Registered Investment Advisers (RIAs) are generally required to enter into an advisory agreement with their clients prior to being hired for advisory services. And while there is no standard ‘template’ language applicable to all advisory agreements, there are a number of best practices that RIAs can follow in drafting and reviewing their agreements to ensure they can pass legal and regulatory muster.
In this guest post, Chris Stanley, investment management attorney and Founding Principal of Beach Street Legal, lays out the statutory requirements for RIA advisory agreements and some of the essential elements for advisory agreements to include when describing the RIA’s services and fees.
Advisory agreements for SEC-registered RIAs are governed by Section 205 of the Investment Advisers Act of 1940. In terms of specific advisory agreement language, the Advisers Act focuses essentially on three items:
- First, the law restricts RIAs from charging performance-based fees unless the client is a “qualified client” (in most cases, a client with at least $1.1 million under the management of the adviser, or with a total net worth of at least $2.2 million);
- Second, advisory agreements are required to give clients the opportunity to consent to their advisory agreement being ‘assigned’ to another adviser (including when an RIA changes ownership by merging with or being acquired by another firm); and
- Third, advisory agreements of RIAs organized as partnerships are simply required to contain a clause informing the client of any change in the membership of that partnership “within a reasonable time after such change”.
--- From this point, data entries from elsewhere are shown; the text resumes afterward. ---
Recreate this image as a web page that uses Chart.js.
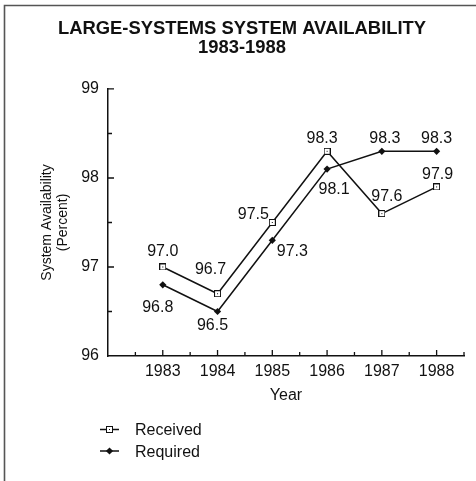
<!DOCTYPE html>
<html>
<head>
<meta charset="utf-8">
<script src="https://cdn.jsdelivr.net/npm/chart.js@4.4.1/dist/chart.umd.min.js"></script>
<style>
  html, body { margin: 0; padding: 0; background: #fff; }
  canvas { display: block; }
</style>
</head>
<body>
<canvas id="c" width="476" height="481"></canvas>
<script>
// ---- data ----
const years = [1983, 1984, 1985, 1986, 1987, 1988];
const received = [97.0, 96.7, 97.5, 98.3, 97.6, 97.9];
const required = [96.8, 96.5, 97.3, 98.1, 98.3, 98.3];
const yTickLabels = [96, 97, 98, 99];
const seriesNames = ['Received', 'Required'];
const titleLines = ['LARGE-SYSTEMS SYSTEM AVAILABILITY', '1983-1988'];
const yTitleLines = ['System Availability', '(Percent)'];
const xTitle = 'Year';

// placement of each value label relative to its marker (dx, dy in px)
const receivedLabelOffsets = [[0, -17], [-7, -25], [-19, -9], [-5, -14], [5, -18], [1, -14]];
const requiredLabelOffsets = [[-5, 22], [-5, 13], [20, 10], [7, 19], [3, -14], [0, -14]];

const FONT = '"Liberation Sans", Arial, Helvetica, sans-serif';
const INK = '#111';

// small open square with a dot in the middle
function squareDotMarker() {
  const c = document.createElement('canvas');
  c.width = 7; c.height = 7;
  const g = c.getContext('2d');
  g.fillStyle = '#fff';
  g.fillRect(0, 0, 7, 7);
  g.strokeStyle = INK;
  g.lineWidth = 1;
  g.strokeRect(0.5, 0.5, 6, 6);
  g.fillStyle = INK;
  g.fillRect(3, 3, 1, 1);
  return c;
}
const squareImg = squareDotMarker();

// page frame (top and left rules) and white background
const framePlugin = {
  id: 'frame',
  beforeDraw(chart) {
    const ctx = chart.ctx;
    ctx.save();
    ctx.fillStyle = '#fff';
    ctx.fillRect(0, 0, chart.width, chart.height);
    ctx.strokeStyle = '#555';
    ctx.lineWidth = 1.6;
    ctx.beginPath();
    ctx.moveTo(4.5, chart.height);
    ctx.lineTo(4.5, 5.5);
    ctx.lineTo(chart.width, 5.5);
    ctx.stroke();
    ctx.restore();
  }
};

// inward-pointing tick marks on both axes
const innerTicksPlugin = {
  id: 'innerTicks',
  afterDraw(chart) {
    const ctx = chart.ctx;
    const xs = chart.scales.x, ys = chart.scales.y;
    ctx.save();
    ctx.strokeStyle = INK;
    ctx.lineWidth = 1.3;
    ctx.beginPath();
    xs.ticks.forEach(t => {
      if (t.value === xs.min) return;
      const px = xs.getPixelForValue(t.value);
      const len = Number.isInteger(t.value) ? 6 : 4;
      ctx.moveTo(px, xs.top);
      ctx.lineTo(px, xs.top - len);
    });
    ys.ticks.forEach(t => {
      if (t.value === ys.min) return;
      const py = ys.getPixelForValue(t.value);
      const len = Number.isInteger(t.value) ? 6 : 4;
      ctx.moveTo(ys.right, py);
      ctx.lineTo(ys.right + len, py);
    });
    ctx.stroke();
    ctx.restore();
  }
};

// value labels next to each marker
const valueLabelsPlugin = {
  id: 'valueLabels',
  afterDatasetsDraw(chart) {
    const ctx = chart.ctx;
    ctx.save();
    ctx.font = '16px ' + FONT;
    ctx.fillStyle = INK;
    ctx.textAlign = 'center';
    ctx.textBaseline = 'alphabetic';
    chart.data.datasets.forEach((ds, i) => {
      const meta = chart.getDatasetMeta(i);
      meta.data.forEach((pt, j) => {
        const [dx, dy] = ds.labelOffsets[j];
        ctx.fillText(ds.data[j].y.toFixed(1), pt.x + dx, pt.y + dy + 5.7);
      });
    });
    ctx.restore();
  }
};

// line-and-marker legend below the axis
const lineLegendPlugin = {
  id: 'lineLegend',
  afterDraw(chart) {
    const ctx = chart.ctx;
    const rows = [429.5, 451];
    ctx.save();
    chart.data.datasets.forEach((ds, i) => {
      const y = rows[i];
      ctx.strokeStyle = INK;
      ctx.lineWidth = ds.borderWidth;
      ctx.beginPath();
      ctx.moveTo(100, y);
      ctx.lineTo(119, y);
      ctx.stroke();
      ctx.fillStyle = ds.pointBackgroundColor || '#fff';
      Chart.helpers.drawPoint(ctx, {
        pointStyle: ds.pointStyle, radius: ds.pointRadius, rotation: 0,
        borderWidth: ds.pointBorderWidth || 0
      }, 109.5, y);
      ctx.font = '16px ' + FONT;
      ctx.fillStyle = INK;
      ctx.textAlign = 'left';
      ctx.textBaseline = 'alphabetic';
      ctx.fillText(ds.label, 135, y + 5.7);
    });
    ctx.restore();
  }
};

new Chart(document.getElementById('c'), {
  type: 'line',
  data: {
    datasets: [
      {
        label: seriesNames[0],
        data: years.map((x, i) => ({ x, y: received[i] })),
        borderColor: INK,
        borderWidth: 1.5,
        pointStyle: squareImg,
        pointRadius: 3.5,
        pointHoverRadius: 3.5,
        labelOffsets: receivedLabelOffsets
      },
      {
        label: seriesNames[1],
        data: years.map((x, i) => ({ x, y: required[i] })),
        borderColor: INK,
        borderWidth: 1.5,
        pointStyle: 'rectRot',
        pointRadius: 3.6,
        pointHoverRadius: 3.6,
        pointBackgroundColor: INK,
        pointBorderColor: INK,
        pointBorderWidth: 0,
        labelOffsets: requiredLabelOffsets
      }
    ]
  },
  options: {
    responsive: false,
    animation: false,
    devicePixelRatio: 1,
    layout: { padding: { left: 8, right: 0, top: 0, bottom: 65 } },
    plugins: {
      legend: { display: false },
      tooltip: { enabled: false },
      title: {
        display: true,
        text: titleLines,
        color: INK,
        font: { family: FONT, size: 18.4, weight: 'bold', lineHeight: 1.04 },
        padding: { top: 19.7, bottom: 31 }
      }
    },
    scales: {
      x: {
        type: 'linear',
        min: 1982,
        max: 1988.5,
        grid: { drawOnChartArea: false, drawTicks: false },
        border: { display: true, color: INK, width: 1.5 },
        ticks: {
          stepSize: 0.5,
          autoSkip: false,
          maxRotation: 0,
          padding: 6,
          color: INK,
          font: { family: FONT, size: 16 },
          callback: v => years.includes(v) ? String(v) : ''
        },
        title: {
          display: true,
          text: xTitle,
          color: INK,
          font: { family: FONT, size: 16 },
          padding: { top: 0, bottom: 11 }
        },
        afterFit(s) { s.height = 60; s.paddingRight = 12; }
      },
      y: {
        min: 96,
        max: 99,
        grid: { drawOnChartArea: false, drawTicks: false },
        border: { display: true, color: INK, width: 1.5 },
        ticks: {
          stepSize: 0.5,
          autoSkip: false,
          padding: 9,
          color: INK,
          font: { family: FONT, size: 16 },
          callback: v => yTickLabels.includes(v) ? String(v) : ''
        },
        title: {
          display: true,
          text: yTitleLines,
          color: INK,
          font: { family: FONT, size: 14, lineHeight: 1.15 },
          padding: { top: 31, bottom: 0 }
        },
        afterFit(s) { s.width = 100; }
      }
    }
  },
  plugins: [framePlugin, innerTicksPlugin, valueLabelsPlugin, lineLegendPlugin]
});
</script>
</body>
</html>
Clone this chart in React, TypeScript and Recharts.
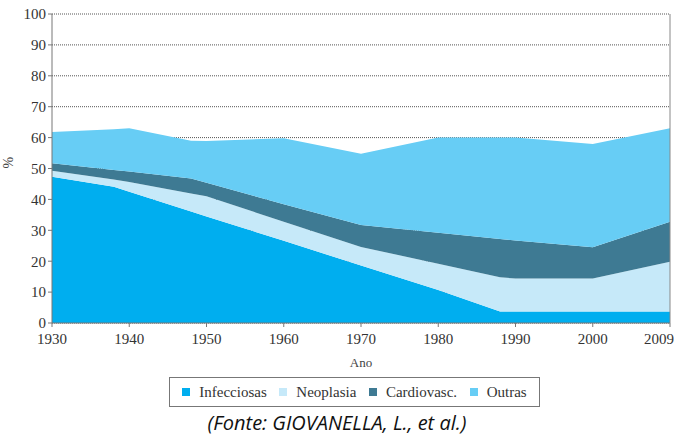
import { AreaChart, Area, XAxis, YAxis, CartesianGrid, ReferenceLine } from 'recharts';

// anos (o último ponto fica no passo de 10 anos do eixo, rotulado 2009)
const years = [1930, 1938, 1940, 1948, 1950, 1960, 1970, 1980, 1988, 1990, 2000, 2010];
const infecciosas = [47.3, 44.1, 42.5, 36.1, 34.5, 26.6, 18.6, 10.7, 3.7, 3.7, 3.7, 3.7];
const neoplasia = [2.0, 2.3, 3.1, 5.8, 6.5, 6.2, 6.0, 8.5, 11.1, 10.7, 10.7, 16.1];
const cardiovasc = [2.4, 3.1, 3.4, 4.9, 4.4, 5.6, 7.1, 10.0, 12.4, 12.3, 10.1, 13.0];
const outras = [10.1, 13.2, 14.0, 12.2, 13.5, 21.4, 23.1, 30.8, 32.8, 33.3, 33.4, 30.2];

const xTicks = [1930, 1940, 1950, 1960, 1970, 1980, 1990, 2000, 2010];
const xTickLabels = ['1930', '1940', '1950', '1960', '1970', '1980', '1990', '2000', '2009'];
const yTicks = [0, 10, 20, 30, 40, 50, 60, 70, 80, 90, 100];

const series = [
  { key: 'infecciosas', name: 'Infecciosas', color: '#00aeef' },
  { key: 'neoplasia', name: 'Neoplasia', color: '#c6e9f9' },
  { key: 'cardiovasc', name: 'Cardiovasc.', color: '#3e7a93' },
  { key: 'outras', name: 'Outras', color: '#67cdf5' },
];

const data = years.map((ano, i) => ({
  ano,
  infecciosas: infecciosas[i],
  neoplasia: neoplasia[i],
  cardiovasc: cardiovasc[i],
  outras: outras[i],
}));

const serif = 'Liberation Serif';

export default function App() {
  return (
    <div style={{ position: 'absolute', left: 0, top: 0, width: 674, height: 435, background: '#fff', fontFamily: serif }}>
      <AreaChart width={674} height={372} data={data} margin={{ top: 14, right: 4, left: 0, bottom: 0 }} style={{ fontFamily: serif }}>
        {series.map(s => (
          <Area
            key={s.key}
            type="linear"
            dataKey={s.key}
            name={s.name}
            stackId="1"
            stroke="none"
            fill={s.color}
            fillOpacity={1}
            isAnimationActive={false}
          />
        ))}
        <CartesianGrid vertical={false} stroke="#555" strokeDasharray="1 1" />
        <XAxis
          dataKey="ano"
          type="number"
          domain={[1930, 2010]}
          ticks={xTicks}
          tickFormatter={(v: number) => xTickLabels[xTicks.indexOf(v)]}
          height={49}
          stroke="#777"
          tickSize={4}
          tickMargin={6}
          tick={{ fontFamily: serif, fontSize: 15, fill: '#333' }}
          label={{ value: 'Ano', position: 'insideBottom', offset: 5, fontFamily: serif, fontSize: 13, fill: '#444' }}
        />
        <YAxis
          domain={[0, 100]}
          ticks={yTicks}
          width={52}
          stroke="#777"
          tickSize={4}
          tick={{ fontFamily: serif, fontSize: 15, fill: '#333' }}
          label={{ value: '%', angle: -90, position: 'insideLeft', offset: 8, fontFamily: serif, fontSize: 14, fill: '#444' }}
        />
        <ReferenceLine x={2010} stroke="#888" />
      </AreaChart>
      <div
        style={{
          position: 'absolute',
          left: 169,
          top: 377,
          width: 371,
          height: 30,
          border: '1px solid #777',
          boxSizing: 'border-box',
          display: 'flex',
          alignItems: 'center',
          justifyContent: 'space-around',
          padding: '0 6px',
          fontFamily: serif,
          fontSize: 15,
          color: '#333',
        }}
      >
        {series.map(s => (
          <span key={s.key} style={{ display: 'flex', alignItems: 'center' }}>
            <span style={{ display: 'inline-block', width: 8, height: 8, background: s.color, marginRight: 9 }} />
            {s.name}
          </span>
        ))}
      </div>
      <div
        style={{
          position: 'absolute',
          left: 0,
          width: 674,
          top: 409,
          textAlign: 'center',
          fontFamily: '"Open Sans", "Noto Sans", sans-serif',
          fontStyle: 'italic',
          fontSize: 20,
          lineHeight: '28px',
          color: '#111',
        }}
      >
        (Fonte: GIOVANELLA, L., et al.)
      </div>
    </div>
  );
}
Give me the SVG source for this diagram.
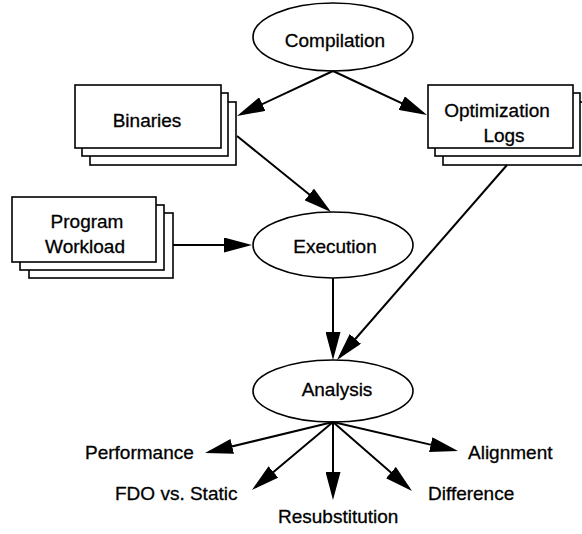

But even though the specific requirements of the Advisers Act are relatively narrow in scope, a well-crafted advisory agreement will contain additional elements, including descriptions of the RIA’s services and fees.
When describing the RIA’s services, advisory agreements should lay out the specific services – such as discretionary or nondiscretionary asset management, and the scope and duration of any financial planning services – to be included in the arrangement.
When it comes to fees charged to clients, advisory agreements should include – at minimum – the exact amount of the fee (either as a dollar amount or percentage of assets under management), when the fee will be charged, how the fee will be prorated at the beginning and end of the agreement, how the client can pay the fee, and which of the client’s accounts may be billed. For AUM-based fees, agreements should also include breakpoints for multi-tiered fee schedules (and whether breakpoints are applied on a ‘cliff’ or ‘blended’ basis) and how AUM is calculated (and whether it is based on assets at a single point in time or averaged over a specific period, and if it includes cash and/or margin balances). Any fees for third-party advisers or subadvisers should also be described in the agreement. While these constitute only two core elements of advisory agreements, there are numerous other essential components for RIAs to include (so many, in fact, that covering them all will require another separate article!).
The key point, however, is that a good advisory agreement requires a solid grasp of the Federal and state statutory requirements, and clearly lays out the RIA’s services and fees. For established firms, understanding these points more deeply will allow RIA owners to review their existing agreements – to ensure not only that they comply with existing regulations, but that they also include the elements constituting a valid agreement between RIA and client!